Secondo le cifre ufficiali il numero di persone immigrate nel nostro Paese nel corso degli ultimi quattro anni ha superato di 330.000 unità il numero delle persone emigrate: ciò corrisponde grossomodo ad un afflusso netto pari a tutta la popolazione del Canton Ticino.
Se da un lato tale tendenza, che secondo le previsioni dell’Ufficio federale di Statistica non è destinata a modificarsi, risponde parzialmente ad un bisogno reale della nostra economia, d’altro canto il fatto di non essere più in grado di gestire il flusso migratorio sta viepiù creando notevoli pesanti conseguenze sul nostro quotidiano. A tal proposito basti pensare a settori quali l’alloggio, i trasporti pubblici e privati, le scuole, l’energia e i salari, tutti ambiti messi decisamente sotto pressione da questa incontrollata evoluzione.

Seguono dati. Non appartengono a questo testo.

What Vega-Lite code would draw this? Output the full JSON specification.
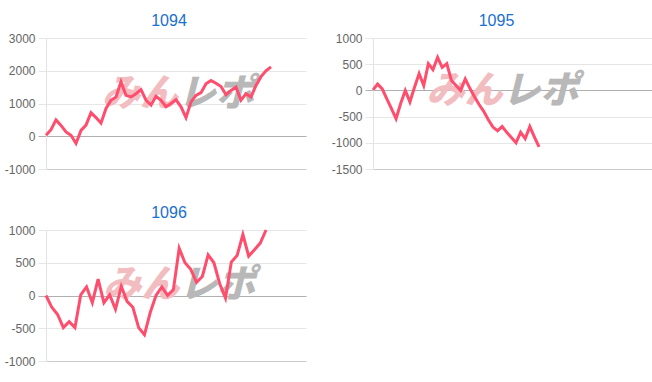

Il 28 maggio i delegati dell’Unione democratica di centro decideranno se lanciare un’iniziativa popolare volta ad ancorare alcuni punti fondamentali nella nostra Costituzione riguardanti l’immigrazione. In primo luogo si chiederà che il nostro Paese ritorni a gestire in maniera autonoma la politica migratoria degli stranieri, che rappresentano oggi il 23,5% di tutta la popolazione, tenendo conto certo degli interessi economici svizzeri ma applicando in primo luogo il principio della preferenza nazionale. Questa iniziativa è certamente la benvenuta: da troppo tempo infatti le ticinesi e i ticinesi, più di altri confederati, soffrono gli effetti negativi della libera circolazione delle persone e per questo motivo la nostra sezione si è fatta più volte parte attiva presso la direzione nazionale al fine di chiedere l’elaborazione di soluzioni federali percorribili che permettano di limitare questa deriva.
Ad ogni incontro con i vertici UDC, e sono stati frequenti, basti pensare alla visita del consigliere federale Maurer nel mese di dicembre, a quella di Christoph Blocher in marzo e alla recente riunione delle sezioni latine questo maggio, l’UDC Ticino ha riferito della situazione del nostro Cantone, del numero crescente di frontalieri che creano un effetto di sostituzione con il personale indigeno, delle black list italiane e dell’assenza di reciprocità con la vicina Penisola.
Certo non è stato un compito difficile convincere chi fin dall’inizio non voleva perdere le redini della propria immigrazione o il controllo delle proprie frontiere, tuttavia lo slancio, la capacità d’analisi messa in campo e l’impegno del primo partito svizzero non lasciano dubbi sulla precisa intenzione di spendersi in favore di tutte le cittadine e i cittadini del nostro Paese che hanno a cuore il proprio futuro e il futuro dei propri figli.
La Svizzera, che ha sempre saputo offrire grandi opportunità professionali e prospettive più che dignitose a coloro che con abnegazione e spirito di sacrificio immigravano nel nostro Paese contribuendo alla generazione del benessere collettivo, è infatti oggi chiamata a difendere il benessere e il futuro della propria popolazione. Privata di strumenti che permettano la gestione del flusso migratorio, la classe media e i piccoli imprenditori indigeni rischiano di vedersi viepiù penalizzati da una concorrenza troppo spesso sleale permessa dall’impossibilità di tutelare i nostri interessi nazionali.
L’UDC è pronta a raccogliere questa sfida e senza alcun dubbio lancerà questa fondamentale iniziativa che potrà e dovrà rappresentare la futura opzione politica in ambito migratorio del nostro Paese.